Let’s be real. We have all been there. It’s 2 AM. You are arguing with someone, or maybe you just sent a screenshot of the chat to the chat (classic nightmare). You hit Send. The checkmark turns blue. And your stomach drops.
You scramble for the delete button, but then you pause. Wait, isn’t there a 10-minute limit? Did I miss the window? Is it stuck there forever?
If you are currently staring at a message you regret, stop reading this and go delete it. Yes, you can. The “10-minute rule” is dead. Facebook killed it years ago. I actually tested this yesterday just to be sure I went back to a chat from three months ago, long-pressed a message, and the “Unsend for Everyone” button was still sitting there, waiting for me.

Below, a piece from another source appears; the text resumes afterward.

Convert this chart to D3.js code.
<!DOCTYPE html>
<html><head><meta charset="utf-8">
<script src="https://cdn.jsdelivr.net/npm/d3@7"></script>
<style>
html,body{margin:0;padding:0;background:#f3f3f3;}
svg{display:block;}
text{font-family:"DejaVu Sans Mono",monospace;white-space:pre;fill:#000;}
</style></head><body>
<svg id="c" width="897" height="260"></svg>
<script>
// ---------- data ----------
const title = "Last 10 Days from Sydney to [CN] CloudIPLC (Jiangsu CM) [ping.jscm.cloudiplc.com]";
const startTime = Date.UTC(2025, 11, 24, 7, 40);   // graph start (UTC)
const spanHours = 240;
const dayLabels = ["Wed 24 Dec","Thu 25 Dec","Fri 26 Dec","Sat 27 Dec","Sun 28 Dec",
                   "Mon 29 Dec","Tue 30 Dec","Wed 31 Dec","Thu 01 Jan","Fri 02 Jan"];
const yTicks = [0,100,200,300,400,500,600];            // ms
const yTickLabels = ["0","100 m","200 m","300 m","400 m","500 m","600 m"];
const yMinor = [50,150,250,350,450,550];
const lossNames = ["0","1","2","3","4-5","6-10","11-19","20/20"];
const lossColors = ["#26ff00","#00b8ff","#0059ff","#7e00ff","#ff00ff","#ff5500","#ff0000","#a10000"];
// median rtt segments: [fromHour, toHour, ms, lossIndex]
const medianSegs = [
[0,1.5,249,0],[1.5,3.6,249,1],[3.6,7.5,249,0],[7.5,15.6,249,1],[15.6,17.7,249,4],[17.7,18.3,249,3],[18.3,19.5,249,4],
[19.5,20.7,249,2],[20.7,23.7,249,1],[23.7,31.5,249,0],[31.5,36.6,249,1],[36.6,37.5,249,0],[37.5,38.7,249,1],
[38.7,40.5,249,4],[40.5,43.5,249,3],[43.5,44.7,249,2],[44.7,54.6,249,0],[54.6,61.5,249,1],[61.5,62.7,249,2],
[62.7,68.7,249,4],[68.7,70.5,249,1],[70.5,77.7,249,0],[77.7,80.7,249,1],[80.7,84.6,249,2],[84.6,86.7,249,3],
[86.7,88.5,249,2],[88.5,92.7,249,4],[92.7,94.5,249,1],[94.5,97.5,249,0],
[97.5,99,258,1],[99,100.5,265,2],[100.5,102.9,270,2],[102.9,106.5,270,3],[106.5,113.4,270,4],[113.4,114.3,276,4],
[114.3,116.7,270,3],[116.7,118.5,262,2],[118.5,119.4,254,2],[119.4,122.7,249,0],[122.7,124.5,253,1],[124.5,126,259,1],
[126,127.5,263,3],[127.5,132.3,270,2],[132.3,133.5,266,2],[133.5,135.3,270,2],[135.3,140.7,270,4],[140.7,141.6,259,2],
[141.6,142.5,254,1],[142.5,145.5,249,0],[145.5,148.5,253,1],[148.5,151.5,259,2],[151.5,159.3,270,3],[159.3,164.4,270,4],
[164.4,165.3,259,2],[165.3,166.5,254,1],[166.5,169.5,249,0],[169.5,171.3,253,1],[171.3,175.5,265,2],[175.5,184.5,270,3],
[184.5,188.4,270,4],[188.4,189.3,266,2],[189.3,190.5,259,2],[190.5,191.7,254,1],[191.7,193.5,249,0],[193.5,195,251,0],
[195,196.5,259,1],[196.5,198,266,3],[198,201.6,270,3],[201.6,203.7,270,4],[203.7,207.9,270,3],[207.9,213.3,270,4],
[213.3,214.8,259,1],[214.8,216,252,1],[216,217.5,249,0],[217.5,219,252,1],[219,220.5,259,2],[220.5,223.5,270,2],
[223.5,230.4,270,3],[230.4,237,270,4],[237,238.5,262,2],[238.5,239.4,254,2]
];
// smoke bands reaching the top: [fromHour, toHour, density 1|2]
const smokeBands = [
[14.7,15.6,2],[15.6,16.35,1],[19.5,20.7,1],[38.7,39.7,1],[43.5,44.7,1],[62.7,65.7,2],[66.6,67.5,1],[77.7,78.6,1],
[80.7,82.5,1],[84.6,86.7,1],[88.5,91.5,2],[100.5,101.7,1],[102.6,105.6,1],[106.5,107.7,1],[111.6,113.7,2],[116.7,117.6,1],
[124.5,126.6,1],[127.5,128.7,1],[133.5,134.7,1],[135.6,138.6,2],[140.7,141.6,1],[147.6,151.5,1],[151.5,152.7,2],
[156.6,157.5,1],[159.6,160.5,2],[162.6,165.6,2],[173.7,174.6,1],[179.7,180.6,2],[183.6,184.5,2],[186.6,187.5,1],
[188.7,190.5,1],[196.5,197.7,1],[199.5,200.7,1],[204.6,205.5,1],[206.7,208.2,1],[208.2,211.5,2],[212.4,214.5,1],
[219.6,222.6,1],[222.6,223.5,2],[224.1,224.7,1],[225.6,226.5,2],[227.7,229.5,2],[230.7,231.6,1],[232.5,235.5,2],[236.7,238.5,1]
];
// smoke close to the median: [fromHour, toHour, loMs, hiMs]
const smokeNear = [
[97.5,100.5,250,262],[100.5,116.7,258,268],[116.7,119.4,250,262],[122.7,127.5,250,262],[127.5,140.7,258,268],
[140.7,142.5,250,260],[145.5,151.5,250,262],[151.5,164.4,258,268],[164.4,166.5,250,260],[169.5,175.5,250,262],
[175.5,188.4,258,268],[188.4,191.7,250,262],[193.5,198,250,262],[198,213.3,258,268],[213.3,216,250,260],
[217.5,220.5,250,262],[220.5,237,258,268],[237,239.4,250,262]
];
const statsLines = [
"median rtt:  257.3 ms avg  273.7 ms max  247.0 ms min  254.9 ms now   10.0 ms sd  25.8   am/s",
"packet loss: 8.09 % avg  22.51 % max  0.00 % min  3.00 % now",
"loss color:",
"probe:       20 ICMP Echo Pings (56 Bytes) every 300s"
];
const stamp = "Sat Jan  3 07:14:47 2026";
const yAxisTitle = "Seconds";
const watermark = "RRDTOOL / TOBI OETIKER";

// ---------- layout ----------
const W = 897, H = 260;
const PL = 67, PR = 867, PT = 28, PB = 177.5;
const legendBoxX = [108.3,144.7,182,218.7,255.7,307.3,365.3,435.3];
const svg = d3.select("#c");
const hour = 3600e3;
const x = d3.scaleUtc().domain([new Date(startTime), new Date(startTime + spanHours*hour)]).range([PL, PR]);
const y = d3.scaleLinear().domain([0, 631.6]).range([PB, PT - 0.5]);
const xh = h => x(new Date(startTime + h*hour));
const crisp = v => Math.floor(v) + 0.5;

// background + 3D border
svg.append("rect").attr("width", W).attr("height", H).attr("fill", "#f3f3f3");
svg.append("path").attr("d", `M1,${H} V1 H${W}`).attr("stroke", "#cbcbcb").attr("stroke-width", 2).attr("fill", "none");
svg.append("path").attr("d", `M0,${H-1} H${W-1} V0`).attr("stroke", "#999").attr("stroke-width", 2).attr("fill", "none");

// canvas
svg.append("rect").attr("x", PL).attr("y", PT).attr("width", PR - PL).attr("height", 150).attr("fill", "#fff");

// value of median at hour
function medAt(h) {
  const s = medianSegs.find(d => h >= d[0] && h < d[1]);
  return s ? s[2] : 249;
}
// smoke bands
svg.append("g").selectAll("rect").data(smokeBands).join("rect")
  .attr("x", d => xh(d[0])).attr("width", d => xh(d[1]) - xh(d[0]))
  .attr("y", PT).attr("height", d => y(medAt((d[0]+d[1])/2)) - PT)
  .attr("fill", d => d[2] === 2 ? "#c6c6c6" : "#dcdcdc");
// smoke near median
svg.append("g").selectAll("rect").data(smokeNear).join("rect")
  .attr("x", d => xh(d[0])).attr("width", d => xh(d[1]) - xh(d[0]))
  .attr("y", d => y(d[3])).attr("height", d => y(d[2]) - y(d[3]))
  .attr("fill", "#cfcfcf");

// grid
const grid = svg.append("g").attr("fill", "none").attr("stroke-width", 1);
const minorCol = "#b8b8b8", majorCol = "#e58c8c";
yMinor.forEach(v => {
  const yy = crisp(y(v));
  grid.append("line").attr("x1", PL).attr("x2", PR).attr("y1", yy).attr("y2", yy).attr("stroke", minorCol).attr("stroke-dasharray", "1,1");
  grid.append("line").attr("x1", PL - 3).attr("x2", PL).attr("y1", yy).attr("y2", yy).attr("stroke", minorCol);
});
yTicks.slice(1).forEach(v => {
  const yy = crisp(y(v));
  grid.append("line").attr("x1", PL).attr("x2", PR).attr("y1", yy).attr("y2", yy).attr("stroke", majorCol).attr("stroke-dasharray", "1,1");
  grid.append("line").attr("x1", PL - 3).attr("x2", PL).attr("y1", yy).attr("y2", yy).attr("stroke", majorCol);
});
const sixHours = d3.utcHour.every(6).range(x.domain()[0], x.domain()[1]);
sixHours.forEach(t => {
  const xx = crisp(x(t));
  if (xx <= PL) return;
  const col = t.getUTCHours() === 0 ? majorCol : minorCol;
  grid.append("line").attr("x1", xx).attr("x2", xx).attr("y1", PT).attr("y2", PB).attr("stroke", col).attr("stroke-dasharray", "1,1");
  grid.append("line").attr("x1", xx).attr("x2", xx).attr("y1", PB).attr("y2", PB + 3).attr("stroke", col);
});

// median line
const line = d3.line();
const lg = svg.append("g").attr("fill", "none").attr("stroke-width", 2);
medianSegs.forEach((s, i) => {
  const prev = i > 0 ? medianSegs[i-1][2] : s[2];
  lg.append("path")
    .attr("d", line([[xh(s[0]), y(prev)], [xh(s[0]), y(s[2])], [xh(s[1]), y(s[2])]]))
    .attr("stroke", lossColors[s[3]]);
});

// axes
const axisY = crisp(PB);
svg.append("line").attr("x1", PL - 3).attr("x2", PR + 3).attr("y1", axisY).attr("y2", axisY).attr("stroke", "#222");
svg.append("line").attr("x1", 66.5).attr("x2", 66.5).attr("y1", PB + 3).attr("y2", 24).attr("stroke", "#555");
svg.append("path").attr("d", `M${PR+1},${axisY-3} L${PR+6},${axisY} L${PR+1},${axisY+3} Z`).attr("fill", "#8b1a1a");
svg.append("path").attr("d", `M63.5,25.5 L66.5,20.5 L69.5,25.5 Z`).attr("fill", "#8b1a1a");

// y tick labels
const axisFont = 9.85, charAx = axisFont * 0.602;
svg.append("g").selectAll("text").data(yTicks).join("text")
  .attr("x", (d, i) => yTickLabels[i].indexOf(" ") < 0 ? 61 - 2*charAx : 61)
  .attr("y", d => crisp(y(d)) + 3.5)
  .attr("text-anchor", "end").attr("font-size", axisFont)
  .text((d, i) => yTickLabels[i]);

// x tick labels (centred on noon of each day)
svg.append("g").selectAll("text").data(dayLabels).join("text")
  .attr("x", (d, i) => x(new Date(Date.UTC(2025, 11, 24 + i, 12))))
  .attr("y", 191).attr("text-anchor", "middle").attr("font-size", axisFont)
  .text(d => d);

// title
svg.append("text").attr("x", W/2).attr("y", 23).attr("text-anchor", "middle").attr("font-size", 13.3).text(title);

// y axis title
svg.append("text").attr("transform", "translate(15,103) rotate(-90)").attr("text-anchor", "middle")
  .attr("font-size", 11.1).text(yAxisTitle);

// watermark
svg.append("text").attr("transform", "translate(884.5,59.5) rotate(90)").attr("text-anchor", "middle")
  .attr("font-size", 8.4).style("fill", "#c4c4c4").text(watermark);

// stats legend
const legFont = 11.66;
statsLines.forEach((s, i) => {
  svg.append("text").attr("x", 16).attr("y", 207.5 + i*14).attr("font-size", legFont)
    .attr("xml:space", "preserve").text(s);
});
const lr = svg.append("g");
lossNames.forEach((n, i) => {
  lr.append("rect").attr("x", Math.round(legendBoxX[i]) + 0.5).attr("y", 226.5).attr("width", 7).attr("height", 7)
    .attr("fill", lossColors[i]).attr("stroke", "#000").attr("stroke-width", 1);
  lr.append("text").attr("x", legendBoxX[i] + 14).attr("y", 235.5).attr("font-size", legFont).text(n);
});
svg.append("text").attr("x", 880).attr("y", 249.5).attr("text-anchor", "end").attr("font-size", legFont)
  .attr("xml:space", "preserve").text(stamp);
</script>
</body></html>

So, if you are panicking because it’s been 11 minutes? You are fine.
But here is the trap
There is a massive difference between “Can you unsend it?” and “Did you get away with it?” Because Messenger is kind of a snitch.
First off, be careful which button you press. When you long-press a message, two options pop up. In a panic, they look exactly the same.

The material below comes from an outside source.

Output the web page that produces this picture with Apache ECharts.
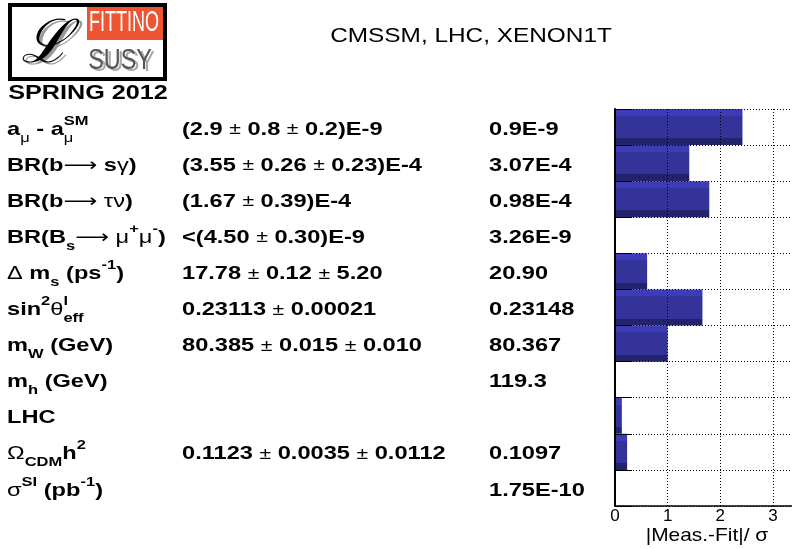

Unsend for Everyone. (This is the one you want).
Remove for You. (This is the one that ruins your life).
If you accidentally click “Remove for You,” the message vanishes from your phone. Great, right? Wrong. It is still on their phone. And because you deleted it from your side, you can’t click it anymore. You can’t get it back to “Unsend” it properly. You basically just locked the evidence in their inbox and threw away the key. So, seriously, slow down and read the button.
The “Ghost” in the Chat
Even if you do it right, you aren’t exactly in the clear. Messenger leaves a “tombstone” behind. Right where your message used to be, it says: “You unsent a message.” Your friend sees that too. And honestly? That grey text is often worse than whatever you wrote. If you send “I hate you” and delete it, maybe they missed it. But if they see “Unsent Message,” their brain immediately assumes the worst. Was it a slur? Was it a confession? Why are they hiding it? Unless you have a really good excuse ready (“Oops, wrong chat”), you look guilty immediately.
The Android Loophole (Why You Might Be Screwed)

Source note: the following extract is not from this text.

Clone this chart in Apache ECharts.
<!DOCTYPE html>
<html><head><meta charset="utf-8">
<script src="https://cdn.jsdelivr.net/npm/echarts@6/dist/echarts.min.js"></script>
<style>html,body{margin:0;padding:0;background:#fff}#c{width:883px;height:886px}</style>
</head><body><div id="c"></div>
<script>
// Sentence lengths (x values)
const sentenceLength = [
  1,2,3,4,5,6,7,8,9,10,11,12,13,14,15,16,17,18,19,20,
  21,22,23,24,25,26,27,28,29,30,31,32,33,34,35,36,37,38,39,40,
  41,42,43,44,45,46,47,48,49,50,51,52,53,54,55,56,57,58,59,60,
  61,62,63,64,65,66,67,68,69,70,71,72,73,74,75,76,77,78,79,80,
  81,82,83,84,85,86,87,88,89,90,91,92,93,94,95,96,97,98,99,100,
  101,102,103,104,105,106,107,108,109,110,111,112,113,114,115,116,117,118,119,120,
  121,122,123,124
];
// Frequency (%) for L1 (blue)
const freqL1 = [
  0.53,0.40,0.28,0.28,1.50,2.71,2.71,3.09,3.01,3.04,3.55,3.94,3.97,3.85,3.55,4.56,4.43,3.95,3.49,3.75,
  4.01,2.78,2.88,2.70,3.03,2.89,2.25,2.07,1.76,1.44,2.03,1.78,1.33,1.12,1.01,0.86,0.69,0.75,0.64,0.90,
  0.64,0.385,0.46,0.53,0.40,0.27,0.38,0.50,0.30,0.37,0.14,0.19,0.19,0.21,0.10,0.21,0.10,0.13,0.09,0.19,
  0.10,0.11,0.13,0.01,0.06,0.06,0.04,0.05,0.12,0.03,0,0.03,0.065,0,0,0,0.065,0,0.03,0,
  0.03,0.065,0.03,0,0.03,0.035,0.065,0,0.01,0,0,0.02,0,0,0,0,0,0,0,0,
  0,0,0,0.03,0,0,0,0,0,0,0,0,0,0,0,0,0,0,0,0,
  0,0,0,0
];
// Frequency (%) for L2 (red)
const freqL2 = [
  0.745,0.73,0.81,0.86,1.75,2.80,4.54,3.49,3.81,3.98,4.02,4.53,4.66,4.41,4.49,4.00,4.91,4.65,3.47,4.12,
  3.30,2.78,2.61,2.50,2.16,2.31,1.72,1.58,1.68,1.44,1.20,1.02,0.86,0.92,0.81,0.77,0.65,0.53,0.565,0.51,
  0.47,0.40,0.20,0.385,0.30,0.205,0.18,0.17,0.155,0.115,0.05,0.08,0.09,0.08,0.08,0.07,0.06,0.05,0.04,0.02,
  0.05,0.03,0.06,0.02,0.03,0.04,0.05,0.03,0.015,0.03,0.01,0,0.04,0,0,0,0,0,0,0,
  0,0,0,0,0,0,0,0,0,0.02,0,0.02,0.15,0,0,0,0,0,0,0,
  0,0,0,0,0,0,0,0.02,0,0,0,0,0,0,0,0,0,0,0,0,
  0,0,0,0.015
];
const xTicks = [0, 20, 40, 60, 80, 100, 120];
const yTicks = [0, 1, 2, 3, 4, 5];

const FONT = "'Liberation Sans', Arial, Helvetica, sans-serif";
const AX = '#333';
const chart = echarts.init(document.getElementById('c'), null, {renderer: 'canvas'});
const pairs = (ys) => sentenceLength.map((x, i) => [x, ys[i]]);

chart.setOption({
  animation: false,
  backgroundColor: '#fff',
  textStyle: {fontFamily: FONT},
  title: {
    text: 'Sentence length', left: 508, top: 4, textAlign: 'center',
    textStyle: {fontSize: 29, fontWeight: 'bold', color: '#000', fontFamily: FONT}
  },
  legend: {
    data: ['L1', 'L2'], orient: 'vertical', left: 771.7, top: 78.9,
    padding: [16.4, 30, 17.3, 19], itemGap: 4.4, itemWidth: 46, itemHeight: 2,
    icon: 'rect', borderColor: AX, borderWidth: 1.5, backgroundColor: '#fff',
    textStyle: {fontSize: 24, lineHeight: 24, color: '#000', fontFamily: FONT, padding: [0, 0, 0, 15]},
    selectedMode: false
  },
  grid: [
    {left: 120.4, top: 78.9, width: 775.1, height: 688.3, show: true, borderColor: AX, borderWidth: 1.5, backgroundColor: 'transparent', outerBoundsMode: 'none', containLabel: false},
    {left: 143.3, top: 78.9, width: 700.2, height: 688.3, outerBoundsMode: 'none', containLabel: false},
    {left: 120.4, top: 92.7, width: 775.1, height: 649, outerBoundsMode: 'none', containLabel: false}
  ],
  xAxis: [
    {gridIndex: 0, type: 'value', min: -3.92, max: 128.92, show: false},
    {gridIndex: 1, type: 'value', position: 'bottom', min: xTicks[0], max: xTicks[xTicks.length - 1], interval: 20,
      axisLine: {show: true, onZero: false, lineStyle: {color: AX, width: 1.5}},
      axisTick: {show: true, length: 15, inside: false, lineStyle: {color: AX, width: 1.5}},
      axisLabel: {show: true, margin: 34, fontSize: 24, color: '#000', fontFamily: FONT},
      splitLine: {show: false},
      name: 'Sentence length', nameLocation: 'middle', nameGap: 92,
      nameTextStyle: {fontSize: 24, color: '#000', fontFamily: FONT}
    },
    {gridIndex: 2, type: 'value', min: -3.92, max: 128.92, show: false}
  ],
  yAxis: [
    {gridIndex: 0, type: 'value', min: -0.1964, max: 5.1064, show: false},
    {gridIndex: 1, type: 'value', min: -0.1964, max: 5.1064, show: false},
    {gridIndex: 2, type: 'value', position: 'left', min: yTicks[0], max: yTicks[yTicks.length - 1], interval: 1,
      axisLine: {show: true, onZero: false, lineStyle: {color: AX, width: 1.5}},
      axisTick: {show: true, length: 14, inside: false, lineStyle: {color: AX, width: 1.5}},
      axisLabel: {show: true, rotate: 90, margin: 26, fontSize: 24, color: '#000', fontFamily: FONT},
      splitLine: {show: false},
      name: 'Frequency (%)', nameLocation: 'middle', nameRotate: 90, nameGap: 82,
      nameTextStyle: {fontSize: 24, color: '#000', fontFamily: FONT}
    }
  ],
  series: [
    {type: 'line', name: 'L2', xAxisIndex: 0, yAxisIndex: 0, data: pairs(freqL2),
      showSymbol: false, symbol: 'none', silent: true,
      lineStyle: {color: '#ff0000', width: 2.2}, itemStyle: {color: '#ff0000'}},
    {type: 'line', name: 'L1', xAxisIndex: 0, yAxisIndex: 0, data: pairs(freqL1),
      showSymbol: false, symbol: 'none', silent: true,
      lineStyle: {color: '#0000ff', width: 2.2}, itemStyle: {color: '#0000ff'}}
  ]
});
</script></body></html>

There is one technical reason why unsending might not save you at all. Smartphones have memories. If the person you messaged uses an Android, they might have a feature turned on called Notification History. It’s a system log that saves every single buzz the phone gets. So, you send the text. Their phone buzzes. The log saves the text: “Akshay: I hate my boss.” You panic and unsend it. The message disappears from the app. But that log? It’s on their hard drive. You can’t delete that. If they are tech-savvy enough to check their settings, they can read the original message plain as day, even if the app says it’s gone.
So, what’s the move?
If the little circle next to the message is grey (Delivered)? Nuke it. You have a chance. If the circle is their profile picture (Seen)? Just leave it. They already saw it. Deleting it right in front of their eyes just makes you look like you’re trying to gaslight them. Own the mistake, apologize, or make a joke. It’s less awkward than leaving a mysterious “Unsent Message” ghost in the chat.